My point is that the notoriously tacky lightgun game series has been a steadfast presence in arcades since the late 90s. Even I, a gamer who cut his teeth in front of a PC rather than in an arcade, has fond memories of hammering invisible bullets into low-polygon zombies in arcades – striking earnest and tragic poses with the guns during cutscenes, of course. House of the Dead 2 is my favourite Dreamcast game thanks to the two lightguns I own. I’m considering buying an old CRT television purely so I can play it again. This is akin to buying a VCR to play the one film you still own on VHS… but it’s okay because it’s a really great film and it’s not on any of the torrent sites Netflix.

This is not to mention some of the more ridiculous yet inspired spin-offs such as 2000’s Typing of the Dead, a typing skill improvement spin on House of the Dead 2 that made the series’ tongue-in-cheek and absurdist qualities even more evident.

So yeah, the House of the Dead series – particularly the core games, enduring staples of those arcades still clinging to existence today – is fondly thought of by a lot of people. It’s daft. It’s fun. And you get to shoot stuff in a non-problematic context.

House of the Dead Overkill #2
Even if this guy did have a family, he probably ate them. So really you’re doing everyone a favour by laughing when you shoot bits off him and ludicrous quantities of blood erupt everywhere. Also, he’s not foreign. If you’re from the USA. Er.

House of the Dead Overkill is a prequel to the first game, so those capable of deciphering the entirely stupid and irrelevant plot of the older games may be excited by that. What’s rather cooler is that Overkill is inspired by old grindhouse films; not a genre I’ve dabbled in much but thanks to Quentin Tarantino and Robert Rodriguez even film ignoramuses like me are in on the joke. So too is Overkill, from the film reel artefact effects that pop and flicker over the screen to the bombastic and absurd introductory narration for each level (with titles such as Scream Train, Jailhouse Judgement and Naked Terror) by way of the turned-up-to-eleven stereotypical characters and their unfailingly amusing dialogue.
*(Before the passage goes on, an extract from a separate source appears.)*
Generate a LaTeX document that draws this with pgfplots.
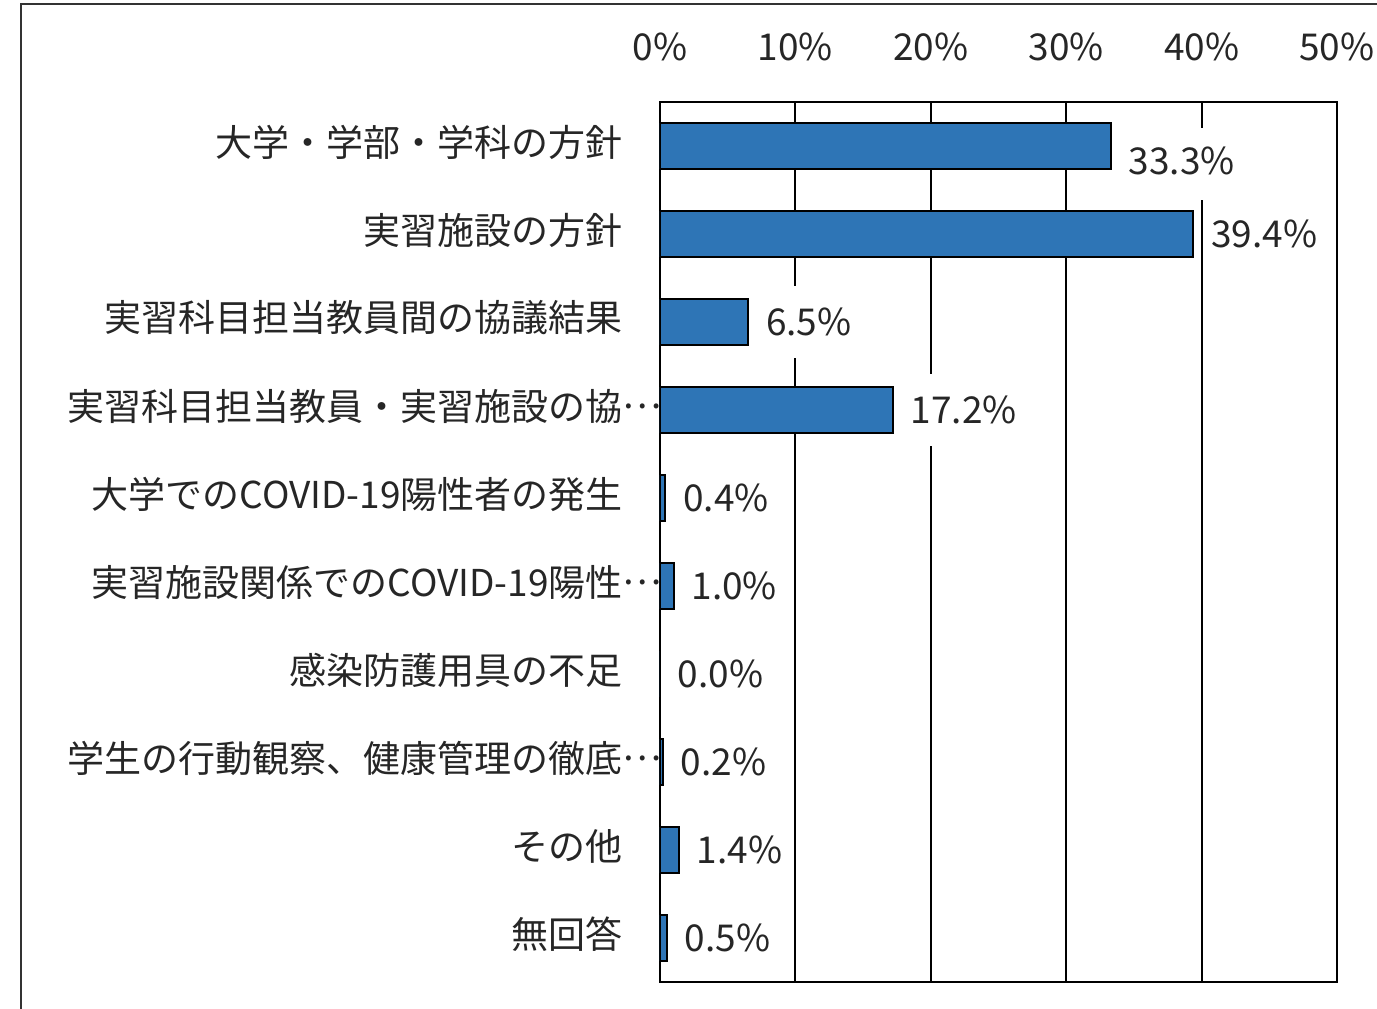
\documentclass[border=0pt]{standalone}
\usepackage{fontspec}
\setmainfont{Noto Sans CJK JP}
\usepackage{pgfplots}
\usepackage{pgfplotstable}
\pgfplotsset{compat=1.18}
\definecolor{barblue}{HTML}{2E75B6}
\definecolor{txt}{HTML}{262626}
\pgfplotstableread[col sep=comma]{
y,x,dy
1,33.3,-7.5
2,39.4,0
3,6.5,0
4,17.2,0
5,0.4,0
6,1.0,0
7,0.0,0
8,0.2,0
9,1.4,0
10,0.5,0
}\datatable
\begin{document}
\begin{tikzpicture}
\fontsize{18.5}{22}\selectfont
\useasboundingbox (-330pt,-13pt) rectangle (358.5pt,491pt);
\draw[line width=1.2pt, black!80] (-319.5pt,-14pt) -- (-319.5pt,489pt) -- (360pt,489pt);
\begin{axis}[
  at={(0,0)}, anchor=south west,
  scale only axis,
  width=338.5pt, height=440pt,
  xmin=0, xmax=50, ymin=0.5, ymax=10.5,
  y dir=reverse,
  unbounded coords=jump,
  xtick={0,10,20,30,40,50},
  xticklabel pos=upper,
  xticklabel={\pgfmathprintnumber{\tick}\%},
  xticklabel style={yshift=14pt, text=txt},
  ytick={1,...,10},
  yticklabels={大学・学部・学科の方針,実習施設の方針,実習科目担当教員間の協議結果,実習科目担当教員・実習施設の協\rlap{\raisebox{0.3em}{…}},大学でのCOVID-19陽性者の発生,実習施設関係でのCOVID-19陽性\rlap{\raisebox{0.3em}{…}},感染防護用具の不足,学生の行動観察、健康管理の徹底\rlap{\raisebox{0.3em}{…}},その他,無回答},
  yticklabel style={xshift=-12.3pt, yshift=2pt, text=txt},
  major tick length=0pt,
  axis line style={line width=1pt, black},
  /pgf/number format/assume math mode=true,
  tick label style={font=\fontsize{18.5}{22}\selectfont},
]
% vertical grid lines, broken where the value labels sit
\addplot[black, line width=1pt, forget plot] coordinates {(10,0.5) (10,2.591) (10,nan) (10,3.409) (10,10.5)};
\addplot[black, line width=1pt, forget plot] coordinates {(20,0.5) (20,3.591) (20,nan) (20,4.409) (20,10.5)};
\addplot[black, line width=1pt, forget plot] coordinates {(30,0.5) (30,10.5)};
\addplot[black, line width=1pt, forget plot] coordinates {(40,0.5) (40,0.7955) (40,nan) (40,1.6136) (40,10.5)};
\addplot[xbar, bar width=23pt, bar shift=0pt, fill=barblue, draw=black, line width=1pt,
  visualization depends on=\thisrow{dy}\as\dy,
  point meta=x,
  nodes near coords={\pgfmathprintnumber[fixed,fixed zerofill,precision=1]{\pgfplotspointmeta}\%},
  nodes near coords align=horizontal,
  every node near coord/.append style={anchor=west, inner sep=1.5pt, xshift=7pt, yshift=\dy pt, text=txt, font=\fontsize{18.5}{22}\selectfont, /pgf/number format/assume math mode=true},
] table[x=x, y=y] {\datatable};
\end{axis}
\end{tikzpicture}
\end{document}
I’m not kidding with that last one. When I first fired up House of the Dead: Overkill the last thing I expected to be impressed by was the quality of its writing. I didn’t expect the quality of its writing to even make the list. And yet Overkill is a game with clever, self-aware and genuinely funny dialogue. Take a particularly good exchange from near the end of the game between the two male protagonists (Agent G, a smarmy yet sharp white guy in a suit, and Isaac Washington, a blaxploitation-inspired cop with a funk tshirt and a deep-rooted love of the word ‘motherfucker’):

G: “I think if we’ve learned anything today, it’s that love ain’t always right.”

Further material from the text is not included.